Dalam pandangan Al-Qur’an, kata Doktor Tafsir lulusan Universitas Al-Azhar ini, persaudaraan manusia tidak dibatasi oleh sekat-sekat agama, budaya, bahaya, suku dan warna kulitnya. Keragaman adalah sebuah keniscayaan yang harus dijaga dan dipelihara. Persaudaraan universal ini didasari kesamaan asal-usulnya, yaitu semua manusia adalah anak keturunan Adam dan hawa. (QS. An-Nisa'/4:1)

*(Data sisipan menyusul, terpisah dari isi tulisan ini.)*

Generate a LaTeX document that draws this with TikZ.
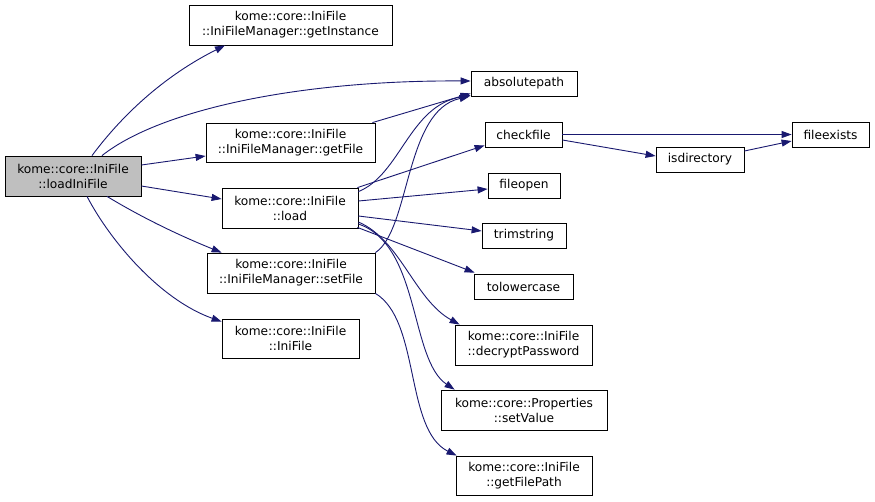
\documentclass[tikz,border=0pt]{standalone}
\usepackage{fontspec}
\setmainfont{DejaVu Sans}
\usetikzlibrary{arrows.meta,calc}
\definecolor{edgeblue}{HTML}{191970}
\definecolor{nodegray}{HTML}{BFBFBF}
\begin{document}
\begin{tikzpicture}[x=1pt,y=-1pt,
  fn/.style={draw=black,line width=0.8pt,fill=white,inner sep=0pt,align=center,
    font=\fontsize{12.2}{15}\selectfont},
  cur/.style={fn,fill=nodegray},
  call/.style={draw=edgeblue,line width=0.9pt,-{Triangle[length=10pt,width=7pt]}}]
\path[use as bounding box,fill=white] (0,0) rectangle (875,501);
% nodes
\node[cur,minimum width=136pt,minimum height=40pt] (lif) at (73,176) {kome::core::IniFile\\::loadIniFile};
\node[fn,minimum width=203pt,minimum height=40pt] (gi) at (290.5,25) {kome::core::IniFile\\::IniFileManager::getInstance};
\node[fn,minimum width=169pt,minimum height=39pt] (gf) at (290.5,142.5) {kome::core::IniFile\\::IniFileManager::getFile};
\node[fn,minimum width=136pt,minimum height=40pt] (ld) at (290,208) {kome::core::IniFile\\::load};
\node[fn,minimum width=168pt,minimum height=40pt] (sf) at (291,273) {kome::core::IniFile\\::IniFileManager::setFile};
\node[fn,minimum width=137pt,minimum height=39pt] (ini) at (290.5,338.5) {kome::core::IniFile\\::IniFile};
\node[fn,minimum width=106pt,minimum height=25pt] (ap) at (524,83.5) {absolutepath};
\node[fn,minimum width=77pt,minimum height=25pt] (cf) at (523.5,134.5) {checkfile};
\node[fn,minimum width=77pt,minimum height=25pt] (fe) at (830.5,134.5) {fileexists};
\node[fn,minimum width=88pt,minimum height=25pt] (id) at (700,159.5) {isdirectory};
\node[fn,minimum width=72pt,minimum height=25pt] (fo) at (524,185.5) {fileopen};
\node[fn,minimum width=84pt,minimum height=25pt] (ts) at (524,235.5) {trimstring};
\node[fn,minimum width=99pt,minimum height=25pt] (tl) at (523.5,286.5) {tolowercase};
\node[fn,minimum width=137pt,minimum height=40pt] (dp) at (523.5,345) {kome::core::IniFile\\::decryptPassword};
\node[fn,minimum width=166pt,minimum height=40pt] (sv) at (524,410) {kome::core::Properties\\::setValue};
\node[fn,minimum width=136pt,minimum height=39pt] (gp) at (524,475.5) {kome::core::IniFile\\::getFilePath};
% edges
\draw[call] ($(lif.north)+(19,0)$) .. controls +(38,-51) and +(-50,25) .. ($(gi.south)+(-65.5,0)$);
\draw[call] ($(lif.north)+(29,0)$) .. controls +(58,-46) and +(-171,-1) .. ($(ap.west)+(0,-2.5)$);
\draw[call] ($(lif.east)+(0,-11)$) -- ($(gf.west)+(0,13.5)$);
\draw[call] ($(lif.east)+(0,10)$) -- ($(ld.west)+(0,-9)$);
\draw[call] ($(lif.south)+(34,0)$) .. controls +(43,26) and +(-32,-13) .. ($(sf.north west)+(15,0)$);
\draw[call] ($(lif.south)+(14,0)$) .. controls +(23,44) and +(-62,-22) .. ($(ini.north west)+(0,3)$);
\draw[call] ($(gf.north east)+(-3,0)$) -- ($(ap.south west)+(0,-3)$);
\draw[call] ($(ld.north east)+(0,4)$) .. controls +(42,-17) and +(-61,10) .. ($(ap.south west)+(0,-1)$);
\draw[call] (sf.north east) .. controls +(35,-23) and +(-65,14) .. ($(ap.south west)+(-1,0)$);
\draw[call] ($(ld.north east)+(-1,0)$) -- ($(cf.south west)+(0,-2)$);
\draw[call] ($(ld.east)+(0,-7)$) -- ($(fo.west)+(0,3.5)$);
\draw[call] ($(ld.east)+(0,8)$) -- ($(ts.west)+(0,-4.5)$);
\draw[call] ($(ld.south east)+(-1,-1)$) -- ($(tl.north west)+(1,-1)$);
\draw[call] ($(ld.east)+(0,14)$) .. controls +(42,18) and +(-45,-25) .. ($(dp.north west)+(5,0)$);
\draw[call] ($(ld.east)+(0,16)$) .. controls +(62,21) and +(-45,-30) .. ($(sv.north west)+(14,0)$);
\draw[call] (sf.south east) .. controls +(45,27) and +(-52,-26) .. ($(gp.north west)+(1,0)$);
\draw[call] (cf.east) -- (fe.west);
\draw[call] ($(cf.east)+(0,5.5)$) -- ($(id.west)+(0,-3.5)$);
\draw[call] ($(id.east)+(0,-8.5)$) -- ($(fe.west)+(0,6.5)$);
\end{tikzpicture}
\end{document}
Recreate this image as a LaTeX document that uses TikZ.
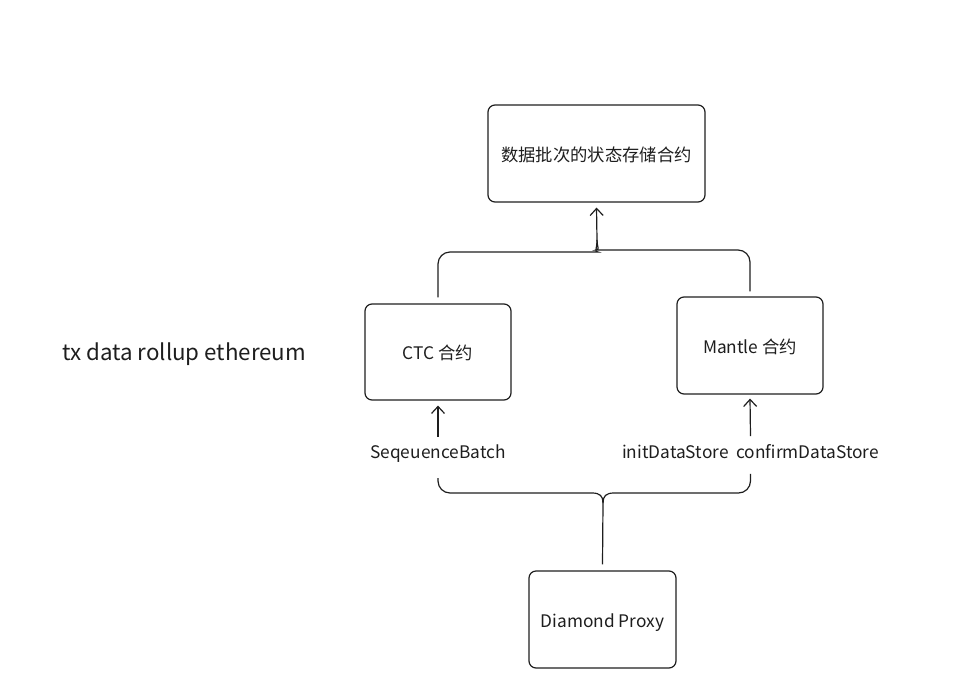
\documentclass[tikz,border=0pt]{standalone}
\usepackage{fontspec}
\setmainfont{Noto Sans CJK SC}
\usepackage{tikz}
\usetikzlibrary{positioning}
\usetikzlibrary{arrows.meta}
\definecolor{ink}{HTML}{1E1E1E}

\begin{document}
\begin{tikzpicture}[x=1pt, y=-1pt,
        box/.style={draw=ink, line width=1.2pt, rounded corners=7pt, minimum width=146pt, minimum height=96pt, text height=15pt, text depth=0pt, font=\fontsize{17.3}{19}\selectfont, text=ink},
        lbl/.style={font=\fontsize{17.3}{19}\selectfont, text=ink, inner sep=0pt},
        wire/.style={draw=ink, line width=1.2pt, rounded corners=12pt},
        up/.style={draw=ink, line width=1.2pt, -{Straight Barb[length=7pt,width=13pt]}}]
    \useasboundingbox (0,0) rectangle (971,693);
    \node[box, minimum width=217pt, minimum height=97pt] (store) at (596.5,153.5) {数据批次的状态存储合约};   %top
    \node[box] (ctc) at (438,352) {CTC 合约};
    \node[box, minimum height=97pt] (mantle) at (750,345.5) {Mantle 合约};
    \node[box, minimum width=147pt, minimum height=97pt] (proxy) at (602.5,619.5) {Diamond Proxy};   %bottom
    \node[anchor=west, font=\fontsize{22.3}{24}\selectfont, text=ink, inner sep=0pt] (title) at (62,354) {tx data rollup ethereum};
    \node[lbl] (seq) at (438,454) {SeqeuenceBatch};
    \node[lbl] (ds) at (750.5,451.5) {initDataStore\ \ confirmDataStore};

    \coordinate (jt) at (597,240);   %upper join
    \coordinate (jb) at (603,503);   %lower join
    \draw[wire] ([yshift=6pt]ctc.north) |- (586,252) [sharp corners] .. controls (594,252) and (597,249) .. (jt);
    \draw[wire] ([yshift=5pt]mantle.north) |- (608,250) [sharp corners] .. controls (600,250) and (597,247) .. (jt);
    \draw[up] (jt) -- ([yshift=-5pt]store.south);
    \draw[wire] ([yshift=6pt]proxy.north) -- (jb);
    \draw[wire] (jb) [sharp corners] .. controls (603,496) and (600,493) .. (592,493) [rounded corners=12pt] -| ([yshift=-15pt]seq.south);
    \draw[wire] (jb) [sharp corners] .. controls (603,496) and (606,493) .. (614,493) [rounded corners=12pt] -| ([yshift=-15pt]ds.south);
    \draw[up] ([yshift=8pt]seq.north) -- ([yshift=-5pt]ctc.south);
    \draw[up] ([yshift=8pt]ds.north) -- ([yshift=-4pt]mantle.south);
\end{tikzpicture}
\end{document}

Dalam sebuah hadis, dijelaskan juga bahwa Nabi Saw selalu membaca doa setiap selesai shalat, “Ya Allah, Tuhan kami dan Tuhan segala sesuatu. Aku bersaksi bahwa sesungguhnya Engkau adalah Tuhan yang tidak ada sekutu bagi-Nya. Aku bersaksi bahwa sesungguhnya Nabi Muhammad adalah hamba-Mu dan Rasul-Mu. Ya Tuhan kami dan Tuhan segala sesuatu, aku bersaksi bahwa seluruh hamba (manusia) adalah bersaudara … (HR. Ahmad)

“Menarik dicermati, selain berisi penegasan bahwa seluruh hamba (manusia) adalah bersaudara, doa tersebut juga menyatakan bahwa yang menyatukan manusia, terlepas dari perbedaan yang ada, adalah penghambaan kepada Allah. Bahkan, bukan hanya semua manusia, alam semesta pun menghamba kepada Allah (QS. Al-Isra: 44), sehingga dalam konteks penghambaan tersebut manusia dan alam semesta adalah setara dan bersaudara. Saudara kita adalah yang ‘seudara’ dengan kita,” jelas Muchlis.

Muchlis M Hanafi menegaskan, pesan persaudaraan universal itu sangat kuat sekali. Sebab, hal itu dinyatakan setelah menyebut dua prinsip utama dalam akidah Islam, yaitu tauhid kepada Allah Swt dan kesaksian atas kerasulan Nabi Muhammad Saw (syahâdatâni). Pesan ini pun tidak tergoyahkan sampai menjelang akhir hayat beliau.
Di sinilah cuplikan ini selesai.